KEY POINTS:
There's usually at least one technology debacle that inconveniences thousands of customers over the holiday period and this year the dubious honour goes to Vodafone.
As the Herald reported today Vodafone customers roaming to Australia have been unable to make calls and text messages to and from New Zealand for the best part of the last week.
This issue has been bubbling away since the holidays began but not-surprisingly came to a head on New Year's Day when everyone reached for their mobile to call and text their New Year wishes to friends and loved-ones.
Late last week, Vodafone spokesman Paul Brislen told me: "[There's] congestion but nothing's broken. We doubled international capacity again this year but demand always peaks on Christmas Eve and New Year's Eve as roamers call home.

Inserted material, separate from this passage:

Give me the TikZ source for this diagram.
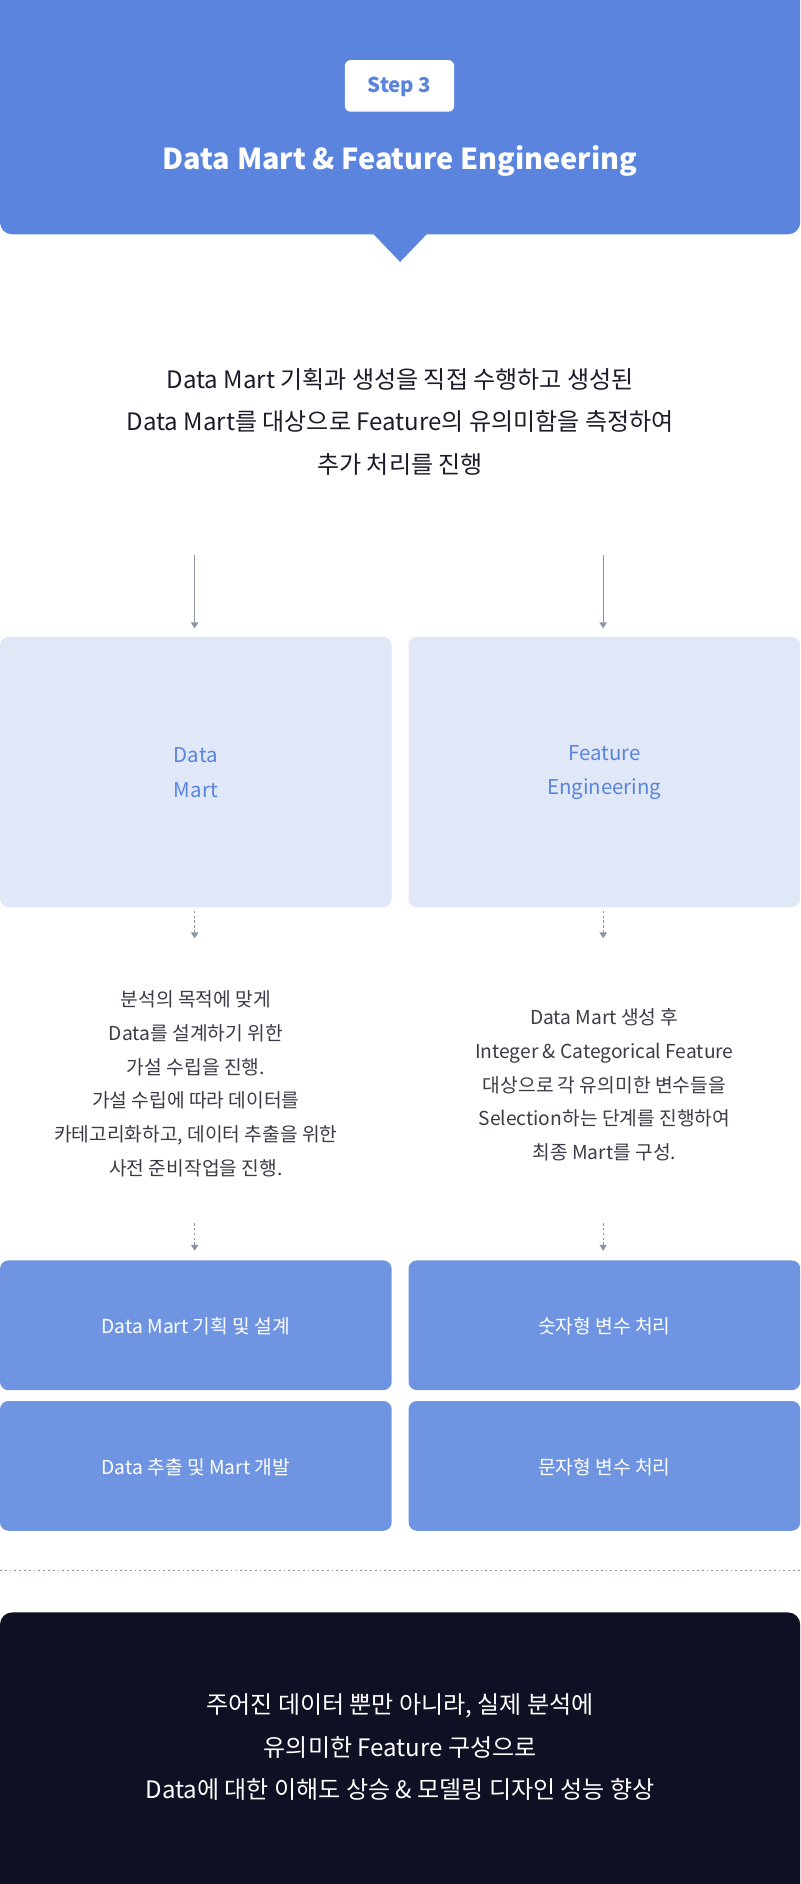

"That's also a rolling day as new year arrives in different time zones. The techs are monitoring the situation closely and making what changes they can as the day goes on. Local calls and txt messages shouldn't be affected however. The congestion seems to be on the trans-Tasman links."
Nothing's broken? Try telling that to Kiwi Vodafone customers camped out in Sydney trying to call home! Vodafone has since shifted the blame to Optus, the Australian mobile carrier which Vodafone buys its international capacity from.
"There simply isn't any more international capacity. It's just a matter of waiting until the demand calms down again," Brislen told the Herald today.
What is going on here? There's certainly enough capacity to ensure anyone making a fixed-line call to and from Australia gets through as well as calls form other mobile operators, so why isn't there more capacity for a major mobile player like Vodafone?
Did Vodafone's Aussie boss, the good-natured Kiwi, Russell Hewitt, under-estimate the increase in international mobile traffic and not buy enough capacity from Optus?
Or is there really a serious shortage of capacity on the links between Australia and the rest of the world? What about all this unlit capacity on the Southern Cross Cable linking Australia and New Zealand? Surely Vodafone's big and ugly enough to be able to rent some back-up capacity on that?
The holiday period is of course a high-use period, the volume of calls and messages unmatched during the rest of the year. But surely a mobile operator should be able to add on more capacity as it seems call volumes surging.
If not, then it's taking an educated punt at what it thinks users are going to use its network for and wearing the consequences if it underestimates, as Vodafone is in this instance.
Either way, the business case for those under-sea fibre optic cables being planned for Australia (and possibly New Zealand) is looking better by the day.